Friday, January 20, 2006

Phoenix says that his worst concerns about singing were eased by the director, James Mangold. "He told me early on, 'Listen, if people want to hear Johnny Cash, they can go out and buy records. If they want to see Johnny Cash, they can go out and buy the movies. We are telling the story of a man."' right. very right.

He hates talking about acting. He refuses to talk about his family. Most of all, he hates being asked about the death of his brother, actor River Phoenix, in 1993, when Joaquin was 18. He blames the media for intruding into his and his family's grief, intensifying their distress. His anguished call to the emergency services, as River died in his arms of a drug overdose on the pavement outside a Los Angeles nightclub, was endlessly replayed on television and radio.

"There's this public perception of me carrying around this loss of my brother that I think is not fair," he counters. "To be honest, I've come to terms with it. I think there is a vast difference between losing someone when you're seven years old and when you're 18, in your conception of death. John, as he talked about it, did carry a lot of guilt and a lot of pain for his entire life over the loss of his brother Jack, but that is not my experience."

Cash also had a long battle with addiction, portrayed with great conviction by Phoenix. Shortly after he finished shooting Walk the Line early last year, Phoenix went into rehab for alcohol abuse.


Phoenix had a strange upbringing. His parents were hippie nomads - Joaquin remains a vegan and doesn't wear leather - who wandered with their children across Central and South America; and they were members for many years of a religious cult called the Children of God, which notoriously encouraged sex between adults and children. I think of his role w/ Nicole Kidman ~To Die For.

The family, including siblings River, Rain, Joaquin (who then called himself Leaf) ah I remember hearing of "Leaf" Phoenix I think), Liberty and Summer, moved back to California when the children were still small. Their mother, Heart, got a job as an assistant to the head of casting at the US television network NBC, which is how Joaquin and most of his brothers and sisters started acting. Even then, the whole family had to live in a cheap one-bedroom apartment in San Fernando Valley.
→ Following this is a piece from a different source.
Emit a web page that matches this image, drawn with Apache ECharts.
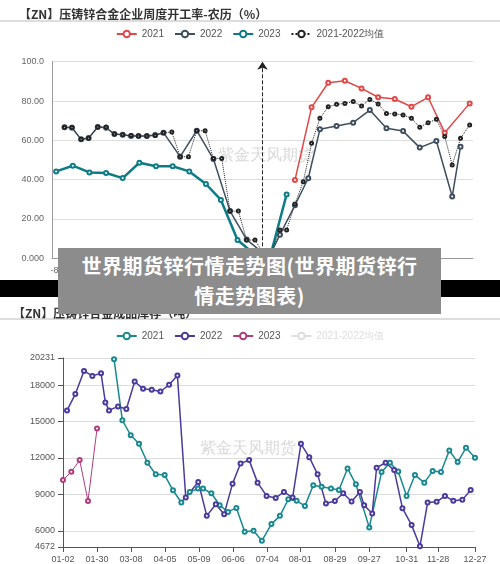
<!DOCTYPE html>
<html><head><meta charset="utf-8">
<script src="https://cdn.jsdelivr.net/npm/echarts@6/dist/echarts.min.js"></script>
<style>
html,body{margin:0;padding:0;background:#000;width:500px;height:564px;overflow:hidden;position:relative;font-family:"Noto Sans CJK SC",sans-serif}
#topc{position:absolute;left:0;top:0;width:500px;height:280px;background:#fff}
#botc{position:absolute;left:0;top:297px;width:500px;height:267px;background:#fff}
#banner{position:absolute;left:58px;top:248px;width:383px;height:66px;background:#8c8c8c;color:#fff;font-weight:bold;font-size:20px;line-height:30px;text-align:center;padding-top:3px;box-sizing:border-box;letter-spacing:0.5px}
</style></head><body>
<div id="topc"></div><div id="botc"></div>
<div id="banner">世界期货锌行情走势图(世界期货锌行<br>情走势图表)</div>
<script>
// ---- top chart: weekly operating rate (%) by lunar week ----
const topWeeks2022 = [1.5,2.4,3.5,4.4,5.5,6.5,7.5,8.5,9.5,10.4,11.4,12.4,13.4,15.4,17.4,19.4,21.4,23.4,25.4,26.3,27.4,29.2,30.8,32.2,34.2,36.2,38.2,40.2,42.2,44.2,46.2,48.1,49.1];
const top2022 = [66.6,66.4,60.5,61.2,66.8,66.4,63.2,62.9,62.2,62.2,62.2,62.7,63.9,51.7,64.9,50.5,24,9.5,2.5,2.5,12,27,40.7,65.6,67.3,69,75.4,66.1,64.7,56.3,59.7,31.4,56.8];
const topWeeksAvg = [1.5,2.4,3.5,4.4,5.5,6.5,7.5,8.5,9.5,10.4,11.4,12.4,13.4,14.4,15.4,16.4,17.4,18.4,19.4,20.4,21.4,22.4,23.4,24.4,25.4,26.3,27.4,28.2,29.2,30.2,31.2,32.2,33.2,34.2,35.2,36.2,37.2,38.2,39.2,40.2,41.2,42.2,43.2,44.2,45.2,46.2,47.2,48.1,49.1,50.2];
const topAvg = [66.6,66.6,60.5,61.0,66.8,66.8,63.2,62.9,62.4,62.2,62.2,62.4,63.9,64.2,51.7,51.7,64.9,64.9,50.8,50.8,24,24,9.3,9.3,2.5,2.8,14.4,14.4,27.6,39,58.5,71.2,77.1,78.3,78.8,79.7,77.5,80.8,78.5,73.7,73.4,72.9,71.2,66.6,69,70.7,61.9,47.5,61,67.8];
const topWeeks2021 = [29.2,31.2,33.2,35.2,37.2,39.2,41.2,43.2,45.2,47.2,50.2];
const top2021 = [39.8,76.8,89.3,90.3,86.4,81.9,81,77.1,81.9,63.9,78.8];
const topWeeks2023 = [0.5,2.5,4.5,6.5,8.5,10.5,12.5,14.5,16.5,18.5,20.3,22.3,24.3,26.3,28.2];
const top2023 = [44.2,47.1,43.7,43.4,40.8,48.6,46.8,46.8,44.2,37.8,29.7,9.3,2.2,2.2,32.5];
const topTickPos = [0.6,15.6,30.2,45.1];
const topTickLabels = ['-89','35','14','67'];
const topYLabels = {0:'0.000',20:'20.00',40:'40.00',60:'60.00',80:'80.00',100:'100.0'};
const nowWeek = 25.3;

// ---- bottom chart: finished goods inventory (t) ----
const botWeeks2022 = [0.47,1.45,2.47,3.45,4.47,4.98,5.41,6.47,7.45,8.43,9.41,10.43,11.45,12.47,13.45,14.43,15.9,16.9,17.96,18.94,19.93,20.87,21.88,22.87,23.93,25,25.97,26.99,27.97,28.95,29.93,30.91,31.96,32.94,33.92,34.9,35.4,36.35,36.86,37.92,38.93,39.9,40.98,41.96,42.86,43.92,44.9,45.88,46.94,47.92];
const bot2022 = [15917,17260,19168,18759,18980,16572,15917,16245,16031,18292,17694,17612,17473,18022,18784,8742,10020,7236,8194,7375,9889,11552,11824,9971,8876,8710,9201,8742,13165,12068,10651,8251,8464,9095,8415,9201,8112,7432,11200,11609,11003,7866,6474,4729,8333,8388,8874,8470,8552,9365];
const botWeeks2021 = [6.0,6.98,7.96,8.94,9.92,10.9,11.95,12.93,13.91,14.89,15.87,16.46,17.44,18.42,19.4,20.38,21.36,22.4,23.38,24.5,25.5,26.48,27.46,28.44,29.42,30.4,31.5,32.43,33.45,34.43,36.0,37.45,38.43,39.41,40.39,41.37,42.47,43.45,44.43,45.41,46.39,47.37,48.43];
const bot2021 = [20126,15098,13872,13165,11609,10651,10594,9340,8333,9201,9480,9480,9095,8112,7563,7891,5925,6007,5188,6556,7236,8603,8470,8057,9750,9640,9480,9365,11142,9832,6286,10839,11609,10894,8874,10594,9971,10921,10839,12616,11663,12837,12018];
const botWeeks2023 = [0,0.98,1.96,2.94,4.0];
const bot2023 = [10184,10872,11824,8464,14418];
const botTickPos = [0,4,8,12,16,20,24,27.9,31.96,36,40.4,44.1,48.43];
const botTickLabels = ['01-02','01-30','03-08','04-05','05-09','06-06','07-04','08-01','08-29','09-27','10-31','11-28','12-27'];
const botYTicks = [4672,6000,9000,12000,15000,18000,20231];

const pair = (xs, ys) => xs.map((x, i) => [x, ys[i]]);
const nearestLabel = (pos, labels, v) => { let b = 0; pos.forEach((p,i)=>{ if (Math.abs(p-v) < Math.abs(pos[b]-v)) b = i; }); return labels[b]; };
const titleStyle = {fontSize:12,fontWeight:'bold',color:'#333',fontFamily:'Noto Sans CJK SC'};
const sym = (s) => ({symbol:'emptyCircle',symbolSize:s||4,showSymbol:true});

const topChart = echarts.init(document.getElementById('topc'));
topChart.setOption({
  animation:false,
  title:{text:'【ZN】压铸锌合金企业周度开工率-农历（%）',left:14,top:3,textStyle:titleStyle},
  graphic:[
    {type:'line',shape:{x1:0,y1:21,x2:500,y2:21},style:{stroke:'#bbb',lineWidth:1}},
    {type:'text',left:218,top:148,style:{text:'紫金天风期货',fontSize:16,fill:'rgba(180,180,180,0.5)'}}
  ],
  legend:{top:24,left:'center',itemWidth:20,itemHeight:8,itemGap:10,textStyle:{fontSize:10,color:'#555'},
    data:['2021','2022','2023','2021-2022均值']},
  grid:{left:52,right:27,top:61.7,bottom:21.7},
  xAxis:{type:'value',min:0,max:50.6,
    axisLine:{lineStyle:{color:'#999'}},axisTick:{show:false},splitLine:{show:false},
    axisLabel:{customValues:topTickPos,fontSize:9,color:'#666',formatter:v=>nearestLabel(topTickPos,topTickLabels,v)}},
  yAxis:{type:'value',min:0,max:100,interval:20,
    axisLine:{show:true,lineStyle:{color:'#999'}},axisTick:{show:false},
    splitLine:{lineStyle:{color:'#ddd'}},
    axisLabel:{fontSize:9,color:'#666',formatter:v=>topYLabels[v]}},
  series:[
    {name:'2021',type:'line',data:pair(topWeeks2021,top2021),color:'#e04848',lineStyle:{width:1.5},...sym()},
    {name:'2022',type:'line',data:pair(topWeeks2022,top2022),color:'#3e4e5e',lineStyle:{width:1.5},...sym()},
    {name:'2023',type:'line',data:pair(topWeeks2023,top2023),color:'#0e7c86',lineStyle:{width:2.5},...sym()},
    {name:'2021-2022均值',type:'line',data:pair(topWeeksAvg,topAvg),color:'#222',lineStyle:{width:1,type:'dotted'},...sym(3),itemStyle:{borderWidth:0.8},
      markLine:{silent:true,symbol:['none','arrow'],symbolSize:8,label:{show:false},
        lineStyle:{color:'#222',type:'dashed',width:1},
        data:[[{coord:[nowWeek,0]},{coord:[nowWeek,100]}]]}}
  ]
});

const botChart = echarts.init(document.getElementById('botc'));
botChart.setOption({
  animation:false,
  title:{text:'【ZN】压铸锌合金成品库存（吨）',left:8,top:5,textStyle:titleStyle},
  graphic:[
    {type:'line',shape:{x1:0,y1:22,x2:500,y2:22},style:{stroke:'#bbb',lineWidth:1}},
    {type:'text',left:200,top:144,style:{text:'紫金天风期货',fontSize:16,fill:'rgba(180,180,180,0.5)'}}
  ],
  legend:{top:29,left:'center',itemWidth:20,itemHeight:8,itemGap:10,textStyle:{fontSize:10,color:'#555'},
    data:['2021','2022','2023',{name:'2021-2022均值',textStyle:{color:'#ddd'}}]},
  grid:{left:63,right:25,top:61,bottom:16},
  xAxis:{type:'value',min:0,max:48.43,
    axisLine:{lineStyle:{color:'#555'}},axisTick:{show:true,customValues:botTickPos,lineStyle:{color:'#555'}},splitLine:{show:false},
    axisLabel:{customValues:botTickPos,fontSize:9,color:'#555',formatter:v=>nearestLabel(botTickPos,botTickLabels,v)}},
  yAxis:{type:'value',min:4672,max:20231,
    axisLine:{show:true,lineStyle:{color:'#555'}},axisTick:{show:true,customValues:botYTicks,lineStyle:{color:'#555'}},
    splitLine:{lineStyle:{color:'#ddd'}},
    axisLabel:{customValues:botYTicks,fontSize:9,color:'#555',formatter:v=>String(Math.round(v))}},
  series:[
    {name:'2021',type:'line',data:pair(botWeeks2021,bot2021),color:'#18898f',lineStyle:{width:1.5},...sym()},
    {name:'2022',type:'line',data:pair(botWeeks2022,bot2022),color:'#4a3a9e',lineStyle:{width:1.5},...sym()},
    {name:'2023',type:'line',data:pair(botWeeks2023,bot2023),color:'#b03c7c',lineStyle:{width:1},...sym()},
    {name:'2021-2022均值',type:'line',data:[],color:'#ddd'}
  ]
});
</script></body></html>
Phoenix watched dozens of hours of video tapes of Cash, yet he says his performance was most informed by the fact that, three years before he even knew he was going to be playing the singer, he had dinner with Johnny and June at their home. He saw at first hand the complex, intertwined, lifelong relationship between the Man in Black, the wife he adored, their music and his guitar, which Phoenix had to learn how to play, and to handle, like Cash.
During Phoenix's visit, Cash and his wife sang I Stood on the Banks of Jordan for him. "They're looking in each other's eyes as they're singing," he recalls. "This was two people who absolutely were connected, and their love for each other and their love for music was completely apparent."

Phoenix doesn't like discussing how he prepares for any of his roles, but he does want people to know that he did not draw on his own life - and especially not on his feelings about his brother's death - to find a way of playing Cash.
"As much as this film means to me, and as much as John's life is important and something I want to do justice to, and as much as I have great respect for him and his family, I have more respect for my family, for my personal life, than ever to exploit my personal experience for a movie."


All you need is Cash - NEWS.com.au - Jan 17, 2006
good article. maybe they do journalism better in australia.